Q: How did you come up with the idea for Cartier's Hope, and for your character Vera?
A: I was doing research for another novel, taking a class on talisman and amulets, and the professor said something about how in the early 1900s it was considered chic to thumb your nose at bad luck and how many women started wearing good luck charms upside down to tempt fate.
She mentioned that the Hope had been sold in just that way - that its bad luck had been a selling point in 1910.
As for Vera, she came out of my lifelong fascination with Nellie Bly. I've been waiting to write about a journalist in the Gilded Age for ages.
Q: What kind of research did you do for this novel?
A: I worked with several jewelry experts and read a lot of source material written by people of the day. Including a lot of articles, letters and stories written by women journalists at the time.
Q: What do you think Vera's experiences say about women journalists in the early 20th century?
A: How difficult it was for them to be treated equally to the male reporters and how exploited they were by their bosses and editors.

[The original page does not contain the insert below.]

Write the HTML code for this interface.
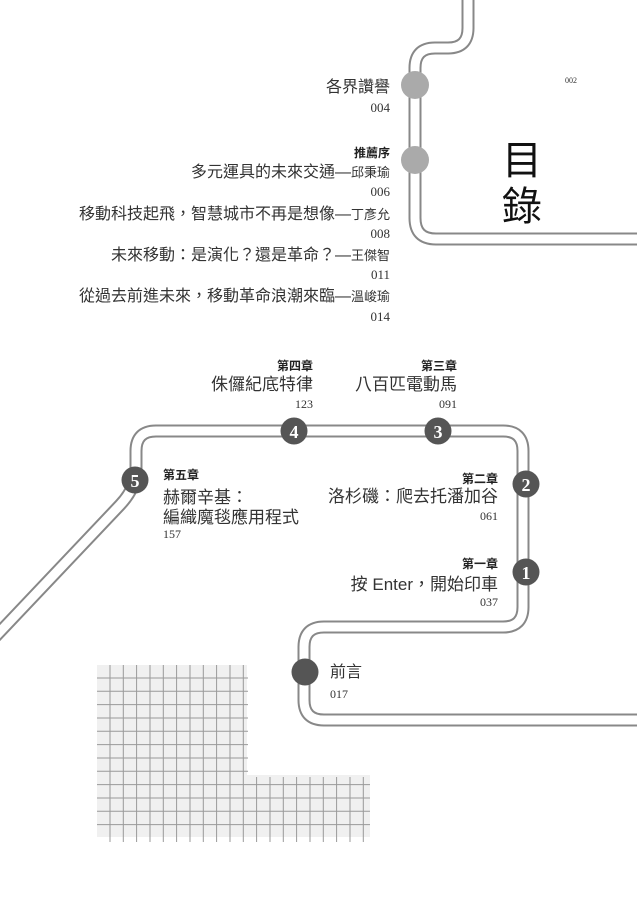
<!DOCTYPE html>
<html><head><meta charset="utf-8"><style>
body{margin:0;width:637px;height:900px;background:#fff;position:relative;overflow:hidden;font-family:"Liberation Sans","Noto Sans CJK TC",sans-serif;color:#222}
.t{position:absolute;white-space:nowrap;line-height:1}
.r{text-align:right}
.n{font-family:"Liberation Serif",serif;font-size:12px;color:#333}
.b{font-weight:bold;font-size:12px}
.m{font-size:16px;color:#333}
.s{font-size:13px;color:#333}
</style></head><body>
<svg width="637" height="900" style="position:absolute;left:0;top:0">
<g fill="#f0f0f0"><rect x="97" y="665" width="150" height="172"/><rect x="247" y="775" width="123" height="62"/></g>
<g stroke="#999" stroke-width="1">
<path d="M110,665V842M123.3,665V842M136.6,665V842M150,665V842M163.3,665V842M176.6,665V842M190,665V842M203.3,665V842M216.6,665V842M230,665V842M243.3,665V842"/>
<path d="M256.6,777V842M270,777V842M283.3,777V842M296.6,777V842M310,777V842M323.3,777V842M336.6,777V842M350,777V842M363.3,777V842"/>
<path d="M97,678H248M97,691.3H248M97,704.6H248M97,718H248M97,731.3H248M97,744.6H248M97,758H248M97,771.3H248"/>
<path d="M97,784.6H370M97,798H370M97,811.3H370M97,824.6H370"/>
</g>
<g fill="none" stroke-linejoin="round">
<path d="M468,0V28Q468,48 448,48H435Q415,48 415,68V218Q415,239 436,239H640" stroke="#888" stroke-width="13"/>
<path d="M468,0V28Q468,48 448,48H435Q415,48 415,68V218Q415,239 436,239H640" stroke="#fff" stroke-width="9"/>
<path d="M-5,637L120,505Q136,488 136,470V451Q136,431 156,431H503Q523,431 523,451V607Q523,627 503,627H324Q304,627 304,647V700Q304,720 324,720H640" stroke="#888" stroke-width="13"/>
<path d="M-5,637L120,505Q136,488 136,470V451Q136,431 156,431H503Q523,431 523,451V607Q523,627 503,627H324Q304,627 304,647V700Q304,720 324,720H640" stroke="#fff" stroke-width="9"/>
</g>
<circle cx="415" cy="85" r="14" fill="#aaa"/>
<circle cx="415" cy="160" r="14" fill="#aaa"/>
<g fill="#555"><circle cx="294" cy="431" r="13.5"/><circle cx="438" cy="431" r="13.5"/><circle cx="135" cy="480" r="13.5"/><circle cx="526" cy="484" r="13.5"/><circle cx="526" cy="572" r="13.5"/><circle cx="305" cy="672" r="13.5"/></g>
<g fill="#fff" font-family="Liberation Serif,serif" font-weight="bold" font-size="18" text-anchor="middle">
<text x="294" y="438">4</text><text x="438" y="438">3</text><text x="135" y="487">5</text><text x="526" y="491">2</text><text x="526" y="579">1</text></g>
</svg>
<div class="t m r" style="right:247px;top:80px">各界讚譽</div>
<div class="t n r" style="right:247px;top:101px;font-size:13px">004</div>
<div class="t b r" style="right:247px;top:147px">推薦序</div>
<div class="t m r" style="right:247px;top:165px">多元運具的未來交通—<span class="s">邱秉瑜</span></div>
<div class="t n r" style="right:247px;top:185px;font-size:13px">006</div>
<div class="t m r" style="right:247px;top:207px">移動科技起飛，智慧城市不再是想像—<span class="s">丁彥允</span></div>
<div class="t n r" style="right:247px;top:227px;font-size:13px">008</div>
<div class="t m r" style="right:247px;top:248px">未來移動：是演化？還是革命？—<span class="s">王傑智</span></div>
<div class="t n r" style="right:247px;top:268px;font-size:13px">011</div>
<div class="t m r" style="right:247px;top:289px">從過去前進未來，移動革命浪潮來臨—<span class="s">溫峻瑜</span></div>
<div class="t n r" style="right:247px;top:310px;font-size:13px">014</div>
<div class="t" style="left:502px;top:138px;font-size:40px;line-height:46px;color:#111">目<br>錄</div>
<div class="t n" style="left:565px;top:77px;font-size:8px">002</div>
<div class="t b r" style="right:324px;top:360px">第四章</div>
<div class="t m r" style="right:324px;top:376px;font-size:17px">侏儸紀底特律</div>
<div class="t n r" style="right:324px;top:398px">123</div>
<div class="t b r" style="right:180px;top:360px">第三章</div>
<div class="t m r" style="right:180px;top:376px;font-size:17px">八百匹電動馬</div>
<div class="t n r" style="right:180px;top:398px">091</div>
<div class="t b" style="left:163px;top:469px">第五章</div>
<div class="t m" style="left:163px;top:488px;font-size:17px;line-height:20px">赫爾辛基：<br>編織魔毯應用程式</div>
<div class="t n" style="left:163px;top:528px">157</div>
<div class="t b r" style="right:139px;top:473px">第二章</div>
<div class="t m r" style="right:139px;top:488px;font-size:17px">洛杉磯：爬去托潘加谷</div>
<div class="t n r" style="right:139px;top:510px">061</div>
<div class="t b r" style="right:139px;top:558px">第一章</div>
<div class="t m r" style="right:139px;top:576px;font-size:17px">按 Enter，開始印車</div>
<div class="t n r" style="right:139px;top:596px">037</div>
<div class="t m" style="left:330px;top:665px">前言</div>
<div class="t n" style="left:330px;top:688px">017</div>
</body></html>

Q: The novel takes place in New York City in 1910. How important is setting to you in your writing?
A: Setting is critical to me. If I can't fall in love with the setting and time of a book, I can't write it.
There is still so much of New York from 1910 that you can see walking around and that is very special to me. The Plaza Hotel, Central Park, some of the restaurants Vera and her fellow journalists frequent... are all still there.
Q: What are you working on now?
A: A book about another famous jewel that I can't wait to share with readers, but for now I want to focus talking about Cartier's Hope.
Q: Anything else we should know?
A: After you read Cartier's Hope, read Wilkie Collins’ The Moonstone -- Pierre Cartier had read it, and the stories he told about the Hope have a lot in common with Collins’ book that was written decades earlier.